Deployment Configuration
# gunicorn.conf.py
workers = 4
worker_class = "uvicorn.workers.UvicornWorker"
bind = "0.0.0.0:8000"
keepalive = 5
graceful_timeout = 30
timeout = 60
Use workers = (2 * CPU_CORES) + 1 as a starting point. Monitor memory per worker — async workers handle more concurrency but can accumulate memory over time.
Common Mistakes
Mistake 1: Using async def with synchronous database drivers. This blocks the event loop and kills throughput. Either use async drivers or use def endpoints.
Mistake 2: No connection pooling.

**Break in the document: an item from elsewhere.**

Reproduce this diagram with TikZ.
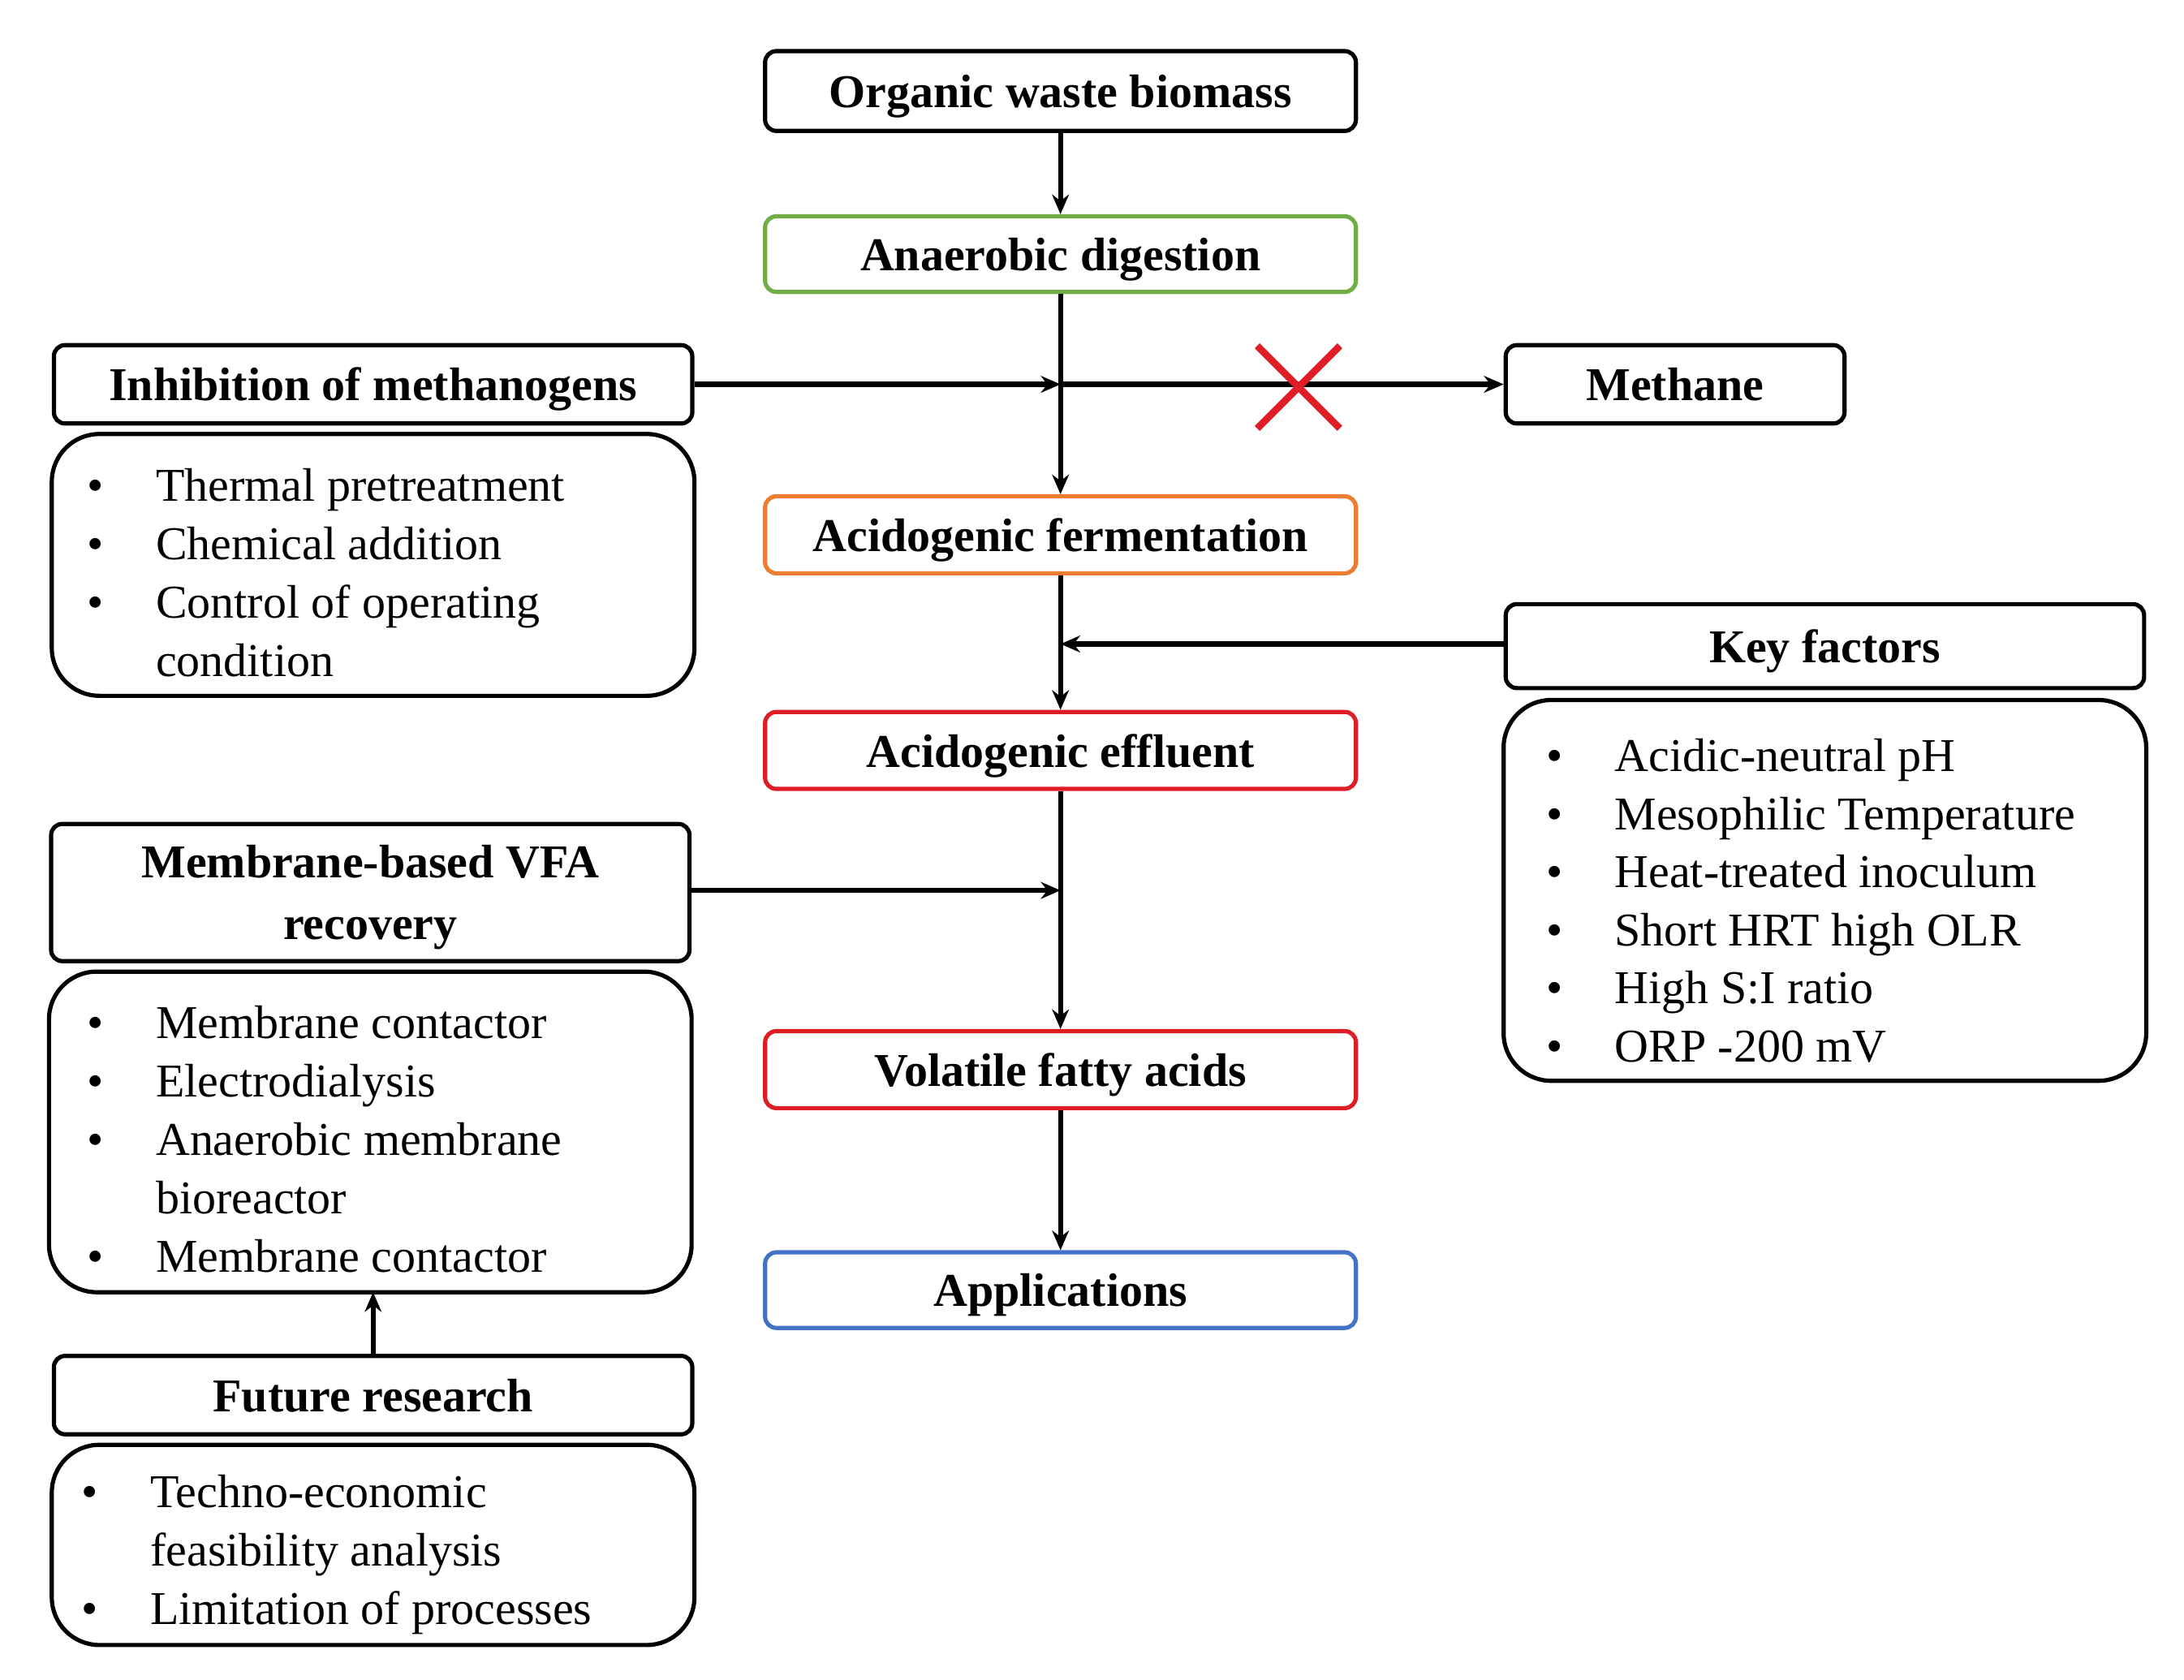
\documentclass[tikz,border=0pt]{standalone}
\usepackage{fontspec}
\setmainfont{Liberation Serif}
\usetikzlibrary{arrows.meta}
\definecolor{cgreen}{RGB}{112,173,71}
\definecolor{corange}{RGB}{237,125,49}
\definecolor{cred}{RGB}{222,30,36}
\definecolor{cblue}{RGB}{68,114,196}
\begin{document}
\begin{tikzpicture}[x=0.5pt,y=-0.5pt,
  box/.style={draw,line width=1.5pt,rounded corners=4pt,font=\fontsize{16.8}{20}\selectfont\bfseries,align=center,inner sep=0pt,text depth=-2pt},
  lst/.style={draw,line width=1.5pt,rounded corners=17pt},
  itm/.style={anchor=base west,inner sep=0pt,font=\fontsize{16.8}{20}\selectfont},
  arr/.style={line width=1.8pt,-{Stealth[length=7pt,width=6pt]}}]
\useasboundingbox (0,0) rectangle (1560,1200);
% main boxes
\node[box,minimum width=211pt,minimum height=28.5pt] (org) at (757.5,65) {Organic waste biomass};
\node[box,draw=cgreen,minimum width=211pt,minimum height=27pt] (ana) at (757.5,181.5) {Anaerobic digestion};
\node[box,draw=corange,minimum width=211pt,minimum height=27.5pt] (acf) at (757.5,382) {Acidogenic fermentation};
\node[box,draw=cred,minimum width=211pt,minimum height=27.5pt] (eff) at (757.5,536) {Acidogenic effluent};
\node[box,draw=cred,minimum width=211pt,minimum height=27.5pt] (vfa) at (757.5,764) {Volatile fatty acids};
\node[box,draw=cblue,minimum width=211pt,minimum height=27pt] (app) at (757.5,921.5) {Applications};
% side titles
\node[box,minimum width=228pt,minimum height=28pt] (inh) at (266.5,274.5) {Inhibition of methanogens};
\node[box,minimum width=121pt,minimum height=28pt] (met) at (1196.5,274.5) {Methane};
\node[box,minimum width=228pt,minimum height=30pt] (key) at (1303.5,461.5) {Key factors};
\node[box,minimum width=228pt,minimum height=49pt] (mem) at (264.5,637.5) {Membrane-based VFA\\[2pt]recovery};
\node[box,minimum width=228pt,minimum height=28pt] (fut) at (266.5,996.5) {Future research};
% list boxes
\draw[lst] (37,310) rectangle (496,497);
\draw[lst] (1074,500) rectangle (1533,772);
\draw[lst] (35,694) rectangle (494,923);
\draw[lst] (37,1032) rectangle (496,1175);
% list items
\foreach \t [count=\i] in {Thermal pretreatment,Chemical addition,Control of operating,condition}{
  \node[itm] (i\i) at (111,{358+41.7*(\i-1)}) {\t};}
\foreach \i in {1,2,3}{\node[itm] (bi\i) at (62,{358+41.7*(\i-1)}) {\textbullet};}
\foreach \t [count=\i] in {Acidic-neutral pH,Mesophilic Temperature,Heat-treated inoculum,Short HRT high OLR,High S:I ratio,ORP -200 mV}{
  \node[itm] (k\i) at (1153,{551+41.5*(\i-1)}) {\t};
  \node[itm] (bk\i) at (1104,{551+41.5*(\i-1)}) {\textbullet};}
\foreach \t [count=\i] in {Membrane contactor,Electrodialysis,Anaerobic membrane,bioreactor,Membrane contactor}{
  \node[itm] (m\i) at (111,{742+41.7*(\i-1)}) {\t};}
\foreach \i in {1,2,3,5}{\node[itm] (bm\i) at (62,{742+41.7*(\i-1)}) {\textbullet};}
\foreach \t [count=\i] in {Techno-economic,feasibility analysis,Limitation of processes}{
  \node[itm] (f\i) at (107,{1077+41.7*(\i-1)}) {\t};}
\node[itm] (bf1) at (58,1077) {\textbullet};
\node[itm] (bf3) at (58,1160.4) {\textbullet};
% connectors
\coordinate (j1) at (757.5,274.5);
\coordinate (j2) at (757.5,460);
\coordinate (j3) at (757.5,636);
\draw[arr] (org) -- (ana);
\draw[arr] (ana) -- (acf);
\draw[arr] (inh) -- (j1);
\draw[arr] (j1) -- (met);
\draw[arr] (acf) -- (eff);
\draw[arr] (key.west |- j2) -- (j2);
\draw[arr] (eff) -- (vfa);
\draw[arr] (mem.east |- j3) -- (j3);
\draw[arr] (vfa) -- (app);
\draw[arr] (fut.north) -- (fut.north |- 0,923);
% red cross
\draw[cred,line width=2.5pt] (898,247) -- (957,306) (898,306) -- (957,247);
\end{tikzpicture}
\end{document}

Creating a new database connection per request adds 5-20ms of latency. Always pool.
Mistake 3: Caching without invalidation. Stale data causes bugs that are hard to reproduce. Set explicit TTLs and invalidate on writes.
Mistake 4: Not setting request timeouts. A single slow downstream call can exhaust your worker pool. Set httpx timeouts on all external calls.
Takeaways
FastAPI performance optimization is mostly about avoiding blocking the event loop, managing database connections, and caching intelligently. The framework itself is rarely the bottleneck. Profile first, optimize the measured bottlenecks, and monitor after deployment.